WORK TO BE COMPLETED:
Output the first line of the listing and each line after it, up to and including the line that contains "const legendRowsY = [25, 50, 74, 98, 122, 146];", exactly as written, minus the pictures.

SUPPLIED INFORMATION:
============
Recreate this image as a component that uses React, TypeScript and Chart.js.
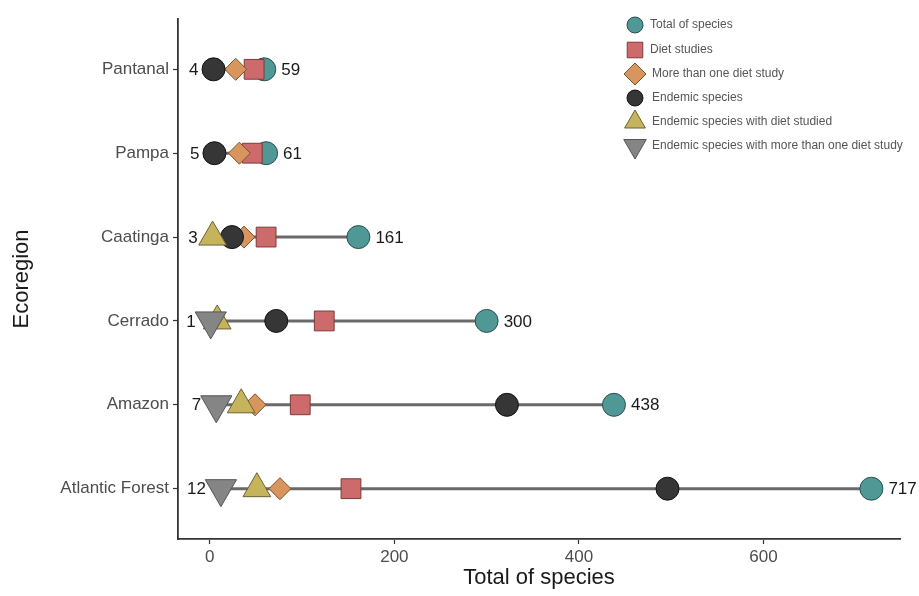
import { useEffect, useRef } from "react";
import { Chart, registerables } from "chart.js";
import { drawPoint } from "chart.js/helpers";

Chart.register(...registerables);

// ---- data ----
const categories = ["Pantanal", "Pampa", "Caatinga", "Cerrado", "Amazon", "Atlantic Forest"];
const totalSpecies = [59, 61, 161, 300, 438, 717];
const dietStudies = [48, 46, 61, 124, 98, 153];
const moreThanOneDiet = [28, 32, 37, 72, 49, 76];
const endemicSpecies = [4, 5, 24, 72, 322, 496];
const endemicWithDiet = [null, null, 3, 8, 34, 51];
const endemicMoreThanOne = [null, null, null, 1, 7, 12];
const xTickValues = [0, 200, 400, 600];

const seriesNames = [
  "Total of species",
  "Diet studies",
  "More than one diet study",
  "Endemic species",
  "Endemic species with diet studied",
  "Endemic species with more than one diet study",
];

const FONT = "'Liberation Sans', Arial, Helvetica, sans-serif";

const styles = [
  { pointStyle: "circle", radius: 11.5, rotation: 0, fill: "#4f9896", stroke: "#2b4f4e", lr: 8 },
  { pointStyle: "rect", radius: 14, rotation: 0, fill: "#cd6a6b", stroke: "#7b3b3c", lr: 11 },
  { pointStyle: "rectRot", radius: 11, rotation: 0, fill: "#d8955e", stroke: "#7a5232", lr: 11 },
  { pointStyle: "circle", radius: 11.5, rotation: 0, fill: "#363636", stroke: "#111111", lr: 8 },
  { pointStyle: "triangle", radius: 16, rotation: 0, fill: "#c6b45d", stroke: "#6b6133", lr: 12 },
  { pointStyle: "triangle", radius: 18, rotation: 180, fill: "#858585", stroke: "#555555", lr: 13 },
];

const seriesValues = [totalSpecies, dietStudies, moreThanOneDiet, endemicSpecies, endemicWithDiet, endemicMoreThanOne];

const rowMin = categories.map((_, i) =>
  Math.min(...seriesValues.map((s) => s[i]).filter((v) => v !== null && v !== undefined) as number[])
);

const legendRowsY = [25, 50, 74, 98, 122, 146];

const labelPlugin = {
  id: "labelsAndLegend",
  afterDatasetsDraw(chart: any) {
    const { ctx, scales } = chart;
    const x = scales.x;
    const y = scales.y;
    ctx.save();
    ctx.font = `17px ${FONT}`;
    ctx.fillStyle = "#1a1a1a";
    ctx.textBaseline = "middle";
    categories.forEach((_, i) => {
      const yy = y.getPixelForValue(i + 1);
      ctx.textAlign = "right";
      ctx.fillText(String(rowMin[i]), x.getPixelForValue(rowMin[i]) - 15, yy + 1);
      ctx.textAlign = "left";
      ctx.fillText(String(totalSpecies[i]), x.getPixelForValue(totalSpecies[i]) + 17, yy + 1);
    });
    // legend
    ctx.font = `12px ${FONT}`;
    ctx.textAlign = "left";
    seriesNames.forEach((name, k) => {
      const st = styles[k];
      const ly = legendRowsY[k];
      ctx.fillStyle = st.fill;
      ctx.strokeStyle = st.stroke;
      ctx.lineWidth = 1;
      drawPoint(ctx, { pointStyle: st.pointStyle, radius: st.lr, rotation: st.rotation, borderWidth: 1 } as any, 635, ly);
      ctx.fillStyle = "#555555";
      ctx.fillText(name, k < 2 ? 650 : 652, ly);
    });
    ctx.restore();
  },
};

export default function App() {
  const ref = useRef<HTMLCanvasElement>(null);
  useEffect(() => {
    const lineSets = categories.map((c, i) => ({
      type: "scatter" as const,
      label: "seg-" + c,
      data: [
        { x: rowMin[i], y: i + 1 },
        { x: totalSpecies[i], y: i + 1 },
      ],
      showLine: true,
      borderColor: "#6a6a6a",
      borderWidth: 3,
      pointRadius: 0,
      order: 100,
    }));
    const pointSets = seriesNames.map((name, k) => {
      const st = styles[k];
      return {
        type: "scatter" as const,
        label: name,
        data: categories
          .map((_, i) => ({ x: seriesValues[k][i], y: i + 1 }))
          .filter((p) => p.x !== null && p.x !== undefined),
        pointStyle: st.pointStyle,
        pointRadius: st.radius,
        pointRotation: st.rotation,
        backgroundColor: st.fill,
        borderColor: st.stroke,
        pointBorderWidth: 1,
        borderWidth: 1,
        order: 50 - k,
      };
    });
    const chart = new Chart(ref.current!, {
      type: "scatter",
      data: { datasets: [...lineSets, ...pointSets] as any },
      options: {
        responsive: false,
        animation: false,
        devicePixelRatio: 1,
        layout: { padding: { left: 0, top: 8, right: 16, bottom: 0 } },
        plugins: {
          legend: { display: false },
          tooltip: { enabled: false },
        },
        scales: {
          x: {
            type: "linear",
            min: -34.5,
            max: 748,
            afterBuildTicks: (s: any) => {
              s.ticks = xTickValues.map((v) => ({ value: v }));
            },
            afterFit: (s: any) => {
              s.height = 57;
            },
            ticks: {
              color: "#4d4d4d",
              font: { family: FONT, size: 17 },
              padding: 3,
              autoSkip: false,
              maxRotation: 0,
            },
            grid: { display: true, drawOnChartArea: false, drawTicks: true, tickLength: 5, tickColor: "#333333", tickWidth: 1.2 },
            border: { display: true, color: "#333333", width: 1.8 },
            title: {
              display: true,
              text: "Total of species",
              color: "#1a1a1a",
              font: { family: FONT, size: 22 },
              padding: { top: 0, bottom: 5 },
            },
          },
          y: {
            type: "linear",
            reverse: true,
            min: 0.4,
            max: 6.6,
            afterBuildTicks: (s: any) => {
              s.ticks = categories.map((_, i) => ({ value: i + 1 }));
            },
            afterFit: (s: any) => {
              s.width = 178;
            },
            ticks: {
              callback: (v: any) => categories[Math.round(v) - 1] ?? "",
              color: "#4d4d4d",
              font: { family: FONT, size: 17 },
              padding: 4,
              autoSkip: false,
            },
            grid: { display: true, drawOnChartArea: false, drawTicks: true, tickLength: 5, tickColor: "#333333", tickWidth: 1.2 },
            border: { display: true, color: "#333333", width: 1.8 },
            title: {
              display: true,
              text: "Ecoregion",
              color: "#1a1a1a",
              font: { family: FONT, size: 22 },
              padding: { top: 9, bottom: 0 },
            },
          },
        },
      },
      plugins: [labelPlugin],
    });
    return () => chart.destroy();
  }, []);
  return (
    <div style={{ position: "fixed", left: 0, top: 0, width: 919, height: 596, background: "#ffffff" }}>
      <canvas ref={ref} width={919} height={596} style={{ display: "block", width: 919, height: 596 }} />
    </div>
  );
}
============
RIGHT ANSWER:
Recreate this image as a component that uses React, TypeScript and Chart.js.
import { useEffect, useRef } from "react";
import { Chart, registerables } from "chart.js";
import { drawPoint } from "chart.js/helpers";

Chart.register(...registerables);

// ---- data ----
const categories = ["Pantanal", "Pampa", "Caatinga", "Cerrado", "Amazon", "Atlantic Forest"];
const totalSpecies = [59, 61, 161, 300, 438, 717];
const dietStudies = [48, 46, 61, 124, 98, 153];
const moreThanOneDiet = [28, 32, 37, 72, 49, 76];
const endemicSpecies = [4, 5, 24, 72, 322, 496];
const endemicWithDiet = [null, null, 3, 8, 34, 51];
const endemicMoreThanOne = [null, null, null, 1, 7, 12];
const xTickValues = [0, 200, 400, 600];

const seriesNames = [
  "Total of species",
  "Diet studies",
  "More than one diet study",
  "Endemic species",
  "Endemic species with diet studied",
  "Endemic species with more than one diet study",
];

const FONT = "'Liberation Sans', Arial, Helvetica, sans-serif";

const styles = [
  { pointStyle: "circle", radius: 11.5, rotation: 0, fill: "#4f9896", stroke: "#2b4f4e", lr: 8 },
  { pointStyle: "rect", radius: 14, rotation: 0, fill: "#cd6a6b", stroke: "#7b3b3c", lr: 11 },
  { pointStyle: "rectRot", radius: 11, rotation: 0, fill: "#d8955e", stroke: "#7a5232", lr: 11 },
  { pointStyle: "circle", radius: 11.5, rotation: 0, fill: "#363636", stroke: "#111111", lr: 8 },
  { pointStyle: "triangle", radius: 16, rotation: 0, fill: "#c6b45d", stroke: "#6b6133", lr: 12 },
  { pointStyle: "triangle", radius: 18, rotation: 180, fill: "#858585", stroke: "#555555", lr: 13 },
];

const seriesValues = [totalSpecies, dietStudies, moreThanOneDiet, endemicSpecies, endemicWithDiet, endemicMoreThanOne];

const rowMin = categories.map((_, i) =>
  Math.min(...seriesValues.map((s) => s[i]).filter((v) => v !== null && v !== undefined) as number[])
);

const legendRowsY = [25, 50, 74, 98, 122, 146];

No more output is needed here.